A Paola Ricci

Se mi intervistassero sull’Art Brut, sarei stufo di parlare di Art Brut. Perché non parlare, invece, dell’opera pittorica di Victor Hugo? Le macchie di rovi, i rami incurvati dalla folgore, i torrioni distrutti; un faro che sembra una guglia, a cui sono appese forme di sassi; una mano che diventa l’occhio di un mostro nella notte; foreste buie viste a volo d’uccello; montagne emerse da acque soprannaturali; fra brandelli di nebbia, macerie di strade, segnali, nomi; la piccola barca che affiora dal nero e svela come mare notturno l’inchiostro sparso sul foglio. Quel tratto convulso, preinformale. Quel silenzio sinistro sotto le tante frasi di cui è virtuoso. Quella crepa più eloquente di mille parole sublimi. Alle immani architetture della Poesia e del Romanzo, che vorrebbero contenere la molteplicità del mondo, oppone il segno fulmineo della mano soggiogata dalle visioni. Certi castelli illuminati e maestosi, riflessi nell’acqua nera, sono l’inferno di una porta sghemba, la macchia stregata di un regno disabitato dalla ragione.

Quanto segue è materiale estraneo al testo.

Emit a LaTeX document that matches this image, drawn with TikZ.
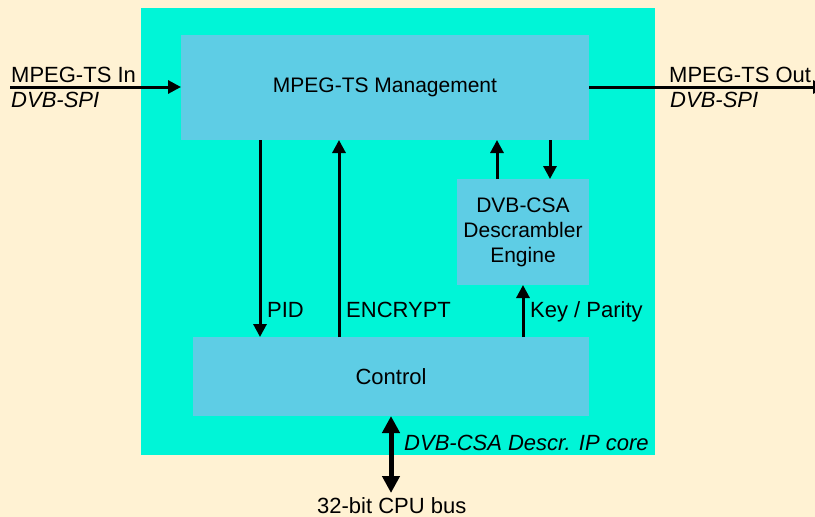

I folli amano proprio questo. Non vedere ma visionare il mondo. Visionarlo sempre come Hugo lo faceva talvolta. Hugo, già. Victor. Chi lo avrebbe detto? Precursore dell’Art Brut, arte orfana di padri e di madri, figlia di bambini e di pazzi, è il gigantesco Vate della poesia francese.
Per eccesso di utopie e di emozioni, la vita ci spinge al suo vero scopo: toglierci la ragione. La vita è vita anche senza una realtà tangibile: non si cura della logica, non si traveste di interpretazioni, ama anche la propria morte. Io non ho mai amato vivere e non so se sono capace di amare. Nella mia iscrizione funeraria vorrei inciso un frammento del mio pensiero, non una nota biografica. L’uomo – se è una creatura umana – vive, giorno dopo giorno, questa necessità di fuggire da se stesso. Malato, vuole guarire. Guarito vuole ammalarsi. Immobile, tenta di correre. Canta, quando sembra tacere. E, da Vate immenso, diventa balordo Scarabocchiatore.